- Decades:: 1990s; 2000s; 2010s; 2020s;
- See also:: Other events of 2015 History of the DRC

= 2015 in the Democratic Republic of the Congo =

The following lists events that happened during 2015 in the Democratic Republic of the Congo.

== Incumbents ==
- President: Joseph Kabila
- Prime Minister: Augustin Matata Ponyo

==Events==

- Forbes estimated that Dan Gertler's wealth is $1.26 billion.
- Orientale Province was dissolved into the provinces of Bas-Uélé, Haut-Uélé, Ituri and Tshopo.

===January===
- January 13 - The Congolese military held a press conference announcing the destruction of 4 out of the 20 militant factions operating in South Kivu. Furthermore, the Raïa Mutomboki armed group will undergo disarmament. A total of 39 rebels were killed and 24 captured since the start of the Sokola 2 operation in October 2014, 55 weapons and large quantities of ammunition were also seized.

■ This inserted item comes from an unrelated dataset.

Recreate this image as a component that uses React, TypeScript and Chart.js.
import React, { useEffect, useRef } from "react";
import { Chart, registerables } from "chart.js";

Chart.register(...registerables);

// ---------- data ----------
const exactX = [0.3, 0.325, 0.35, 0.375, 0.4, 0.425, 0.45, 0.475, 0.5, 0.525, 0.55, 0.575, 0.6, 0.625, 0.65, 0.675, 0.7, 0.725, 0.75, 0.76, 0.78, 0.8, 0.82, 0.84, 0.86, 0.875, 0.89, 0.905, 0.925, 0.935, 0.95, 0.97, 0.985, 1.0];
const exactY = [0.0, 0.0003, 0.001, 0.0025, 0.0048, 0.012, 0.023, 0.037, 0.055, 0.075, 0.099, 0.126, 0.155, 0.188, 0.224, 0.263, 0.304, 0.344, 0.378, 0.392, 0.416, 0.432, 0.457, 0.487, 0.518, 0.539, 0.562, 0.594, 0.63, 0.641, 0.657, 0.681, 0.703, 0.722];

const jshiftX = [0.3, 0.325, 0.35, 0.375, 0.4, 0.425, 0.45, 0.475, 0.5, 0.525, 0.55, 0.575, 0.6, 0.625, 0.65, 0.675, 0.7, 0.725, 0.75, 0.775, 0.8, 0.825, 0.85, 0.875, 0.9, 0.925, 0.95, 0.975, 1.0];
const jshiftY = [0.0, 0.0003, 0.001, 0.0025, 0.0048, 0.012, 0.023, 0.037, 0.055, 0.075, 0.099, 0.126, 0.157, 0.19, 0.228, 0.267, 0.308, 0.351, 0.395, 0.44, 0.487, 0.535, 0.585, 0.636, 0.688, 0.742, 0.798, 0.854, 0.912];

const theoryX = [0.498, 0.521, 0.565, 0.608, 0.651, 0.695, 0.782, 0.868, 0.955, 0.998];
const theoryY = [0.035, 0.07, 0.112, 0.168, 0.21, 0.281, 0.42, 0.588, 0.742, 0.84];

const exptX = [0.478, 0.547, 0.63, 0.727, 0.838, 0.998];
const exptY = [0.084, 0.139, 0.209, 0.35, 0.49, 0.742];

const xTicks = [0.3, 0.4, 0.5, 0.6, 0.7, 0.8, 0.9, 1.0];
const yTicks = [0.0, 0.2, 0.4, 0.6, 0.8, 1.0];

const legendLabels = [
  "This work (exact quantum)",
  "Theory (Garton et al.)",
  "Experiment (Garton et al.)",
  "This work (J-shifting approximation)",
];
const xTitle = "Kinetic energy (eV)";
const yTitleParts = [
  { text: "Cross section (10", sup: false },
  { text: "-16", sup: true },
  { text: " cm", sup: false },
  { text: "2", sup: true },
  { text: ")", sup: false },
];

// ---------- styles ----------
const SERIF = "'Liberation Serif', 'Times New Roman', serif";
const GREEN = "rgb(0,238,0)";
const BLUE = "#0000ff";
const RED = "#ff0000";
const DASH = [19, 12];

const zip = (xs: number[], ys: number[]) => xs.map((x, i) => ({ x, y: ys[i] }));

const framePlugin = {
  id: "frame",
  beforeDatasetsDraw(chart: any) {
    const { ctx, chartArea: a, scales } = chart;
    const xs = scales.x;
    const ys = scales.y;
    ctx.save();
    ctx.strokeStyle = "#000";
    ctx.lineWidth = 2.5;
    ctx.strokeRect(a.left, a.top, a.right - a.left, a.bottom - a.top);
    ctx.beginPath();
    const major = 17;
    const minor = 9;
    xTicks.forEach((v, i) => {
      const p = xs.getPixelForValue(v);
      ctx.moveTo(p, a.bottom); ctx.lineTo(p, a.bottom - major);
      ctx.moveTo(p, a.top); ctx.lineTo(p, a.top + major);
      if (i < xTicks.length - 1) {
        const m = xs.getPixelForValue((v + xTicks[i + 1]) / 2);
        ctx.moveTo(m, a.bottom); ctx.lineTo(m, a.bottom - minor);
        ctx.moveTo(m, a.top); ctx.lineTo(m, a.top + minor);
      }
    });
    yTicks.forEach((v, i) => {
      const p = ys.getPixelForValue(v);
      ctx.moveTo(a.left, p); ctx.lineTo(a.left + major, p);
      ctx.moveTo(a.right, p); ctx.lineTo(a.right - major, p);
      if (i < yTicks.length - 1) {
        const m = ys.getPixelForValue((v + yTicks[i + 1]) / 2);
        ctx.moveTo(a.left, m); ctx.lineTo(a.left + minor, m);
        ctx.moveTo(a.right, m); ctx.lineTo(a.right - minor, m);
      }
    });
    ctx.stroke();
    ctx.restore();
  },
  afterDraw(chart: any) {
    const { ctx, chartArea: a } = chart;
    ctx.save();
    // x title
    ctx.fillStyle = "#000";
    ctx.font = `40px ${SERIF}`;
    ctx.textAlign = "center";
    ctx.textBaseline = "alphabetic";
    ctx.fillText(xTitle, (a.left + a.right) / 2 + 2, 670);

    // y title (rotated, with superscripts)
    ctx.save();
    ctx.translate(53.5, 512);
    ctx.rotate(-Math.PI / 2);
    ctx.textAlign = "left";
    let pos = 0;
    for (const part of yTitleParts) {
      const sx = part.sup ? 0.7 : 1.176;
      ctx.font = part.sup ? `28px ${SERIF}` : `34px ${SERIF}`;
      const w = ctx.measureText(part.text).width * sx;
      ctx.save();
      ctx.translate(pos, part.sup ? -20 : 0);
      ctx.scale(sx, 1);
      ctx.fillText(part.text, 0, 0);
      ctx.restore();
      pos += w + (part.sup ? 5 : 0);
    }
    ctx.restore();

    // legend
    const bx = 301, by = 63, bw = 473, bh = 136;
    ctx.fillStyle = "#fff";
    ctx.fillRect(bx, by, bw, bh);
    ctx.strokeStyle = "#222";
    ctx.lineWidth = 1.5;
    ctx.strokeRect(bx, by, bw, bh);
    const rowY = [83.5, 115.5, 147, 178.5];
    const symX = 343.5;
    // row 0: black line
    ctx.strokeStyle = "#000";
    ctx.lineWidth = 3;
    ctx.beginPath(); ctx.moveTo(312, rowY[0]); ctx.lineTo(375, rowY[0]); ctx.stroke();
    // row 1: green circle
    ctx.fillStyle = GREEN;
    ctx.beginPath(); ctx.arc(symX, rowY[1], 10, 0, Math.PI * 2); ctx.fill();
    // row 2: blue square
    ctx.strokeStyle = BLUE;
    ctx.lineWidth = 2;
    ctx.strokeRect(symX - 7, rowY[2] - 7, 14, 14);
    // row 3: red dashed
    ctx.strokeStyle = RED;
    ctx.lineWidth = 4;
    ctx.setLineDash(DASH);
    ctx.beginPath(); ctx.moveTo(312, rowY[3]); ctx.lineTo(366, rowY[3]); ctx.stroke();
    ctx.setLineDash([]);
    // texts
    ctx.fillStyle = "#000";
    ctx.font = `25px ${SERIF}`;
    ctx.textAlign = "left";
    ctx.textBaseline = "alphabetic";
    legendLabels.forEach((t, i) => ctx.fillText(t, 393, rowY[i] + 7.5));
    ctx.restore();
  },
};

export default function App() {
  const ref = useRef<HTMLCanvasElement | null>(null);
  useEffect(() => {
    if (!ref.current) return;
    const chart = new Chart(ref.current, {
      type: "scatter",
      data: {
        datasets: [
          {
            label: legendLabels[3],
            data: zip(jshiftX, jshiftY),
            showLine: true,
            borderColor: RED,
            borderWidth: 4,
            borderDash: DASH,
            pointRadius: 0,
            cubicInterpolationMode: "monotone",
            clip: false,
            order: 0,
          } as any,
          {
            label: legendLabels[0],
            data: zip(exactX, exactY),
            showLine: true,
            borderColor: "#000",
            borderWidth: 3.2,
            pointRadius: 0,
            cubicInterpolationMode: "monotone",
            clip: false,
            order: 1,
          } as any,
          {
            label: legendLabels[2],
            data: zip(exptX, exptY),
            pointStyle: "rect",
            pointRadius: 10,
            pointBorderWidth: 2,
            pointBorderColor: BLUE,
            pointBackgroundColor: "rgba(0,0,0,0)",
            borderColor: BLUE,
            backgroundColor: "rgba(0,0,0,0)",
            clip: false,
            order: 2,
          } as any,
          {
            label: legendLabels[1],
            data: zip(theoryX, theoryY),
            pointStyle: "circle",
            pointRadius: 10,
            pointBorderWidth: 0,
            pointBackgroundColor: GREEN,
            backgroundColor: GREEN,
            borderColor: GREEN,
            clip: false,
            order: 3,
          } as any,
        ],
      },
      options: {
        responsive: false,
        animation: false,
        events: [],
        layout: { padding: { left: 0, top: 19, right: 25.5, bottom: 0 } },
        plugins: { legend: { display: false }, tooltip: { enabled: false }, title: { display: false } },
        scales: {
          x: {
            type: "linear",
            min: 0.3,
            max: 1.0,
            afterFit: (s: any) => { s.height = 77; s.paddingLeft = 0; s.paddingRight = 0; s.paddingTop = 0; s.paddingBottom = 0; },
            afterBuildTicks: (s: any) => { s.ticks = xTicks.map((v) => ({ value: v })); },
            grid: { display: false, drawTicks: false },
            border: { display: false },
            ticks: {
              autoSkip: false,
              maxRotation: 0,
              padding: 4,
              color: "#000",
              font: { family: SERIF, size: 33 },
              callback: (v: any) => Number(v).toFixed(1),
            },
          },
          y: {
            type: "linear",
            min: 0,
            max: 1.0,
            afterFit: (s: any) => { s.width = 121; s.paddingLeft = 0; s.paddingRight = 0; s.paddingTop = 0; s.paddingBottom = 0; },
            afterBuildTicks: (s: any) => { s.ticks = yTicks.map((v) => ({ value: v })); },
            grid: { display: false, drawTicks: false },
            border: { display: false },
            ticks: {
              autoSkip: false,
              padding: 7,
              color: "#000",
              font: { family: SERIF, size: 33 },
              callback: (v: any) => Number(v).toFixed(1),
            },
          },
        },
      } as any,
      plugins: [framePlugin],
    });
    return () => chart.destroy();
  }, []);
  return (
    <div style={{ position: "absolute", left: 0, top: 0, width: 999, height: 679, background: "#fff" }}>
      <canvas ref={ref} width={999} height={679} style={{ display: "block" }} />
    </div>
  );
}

FARDC casualties amounted to 8 killed and 4 wounded.
- January 19 - Police in Kinshasa open fire on protesters opposing efforts by President Joseph Kabila to delay presidential and parliamentary elections due in 2016 leaving at least four people dead and ten injured.
- January 25 - 85 Raïa Mutomboki rebels surrendered to the authorities in the town of Mubambiro, North Kivu, the former militants will be gradually integrated into FARDC. Earlier in January Raïa Mutomboki founder Nyanderema approached the town of Luizi with a group of 9 fighters, announcing their abandonment of armed struggle. 24 rifles, 2 grenades and other military equipment was transferred to FARDC during the two incidents.
- January 31 - The Democratic Republic of the Congo declares a campaign against Hutu rebels.

===February===
- February 24 - The Congolese Army launches an offensive against FDLR rebels in South Kivu.

===April===
- April 24 - Three UN peacekeepers in the DRC have been reported kidnapped.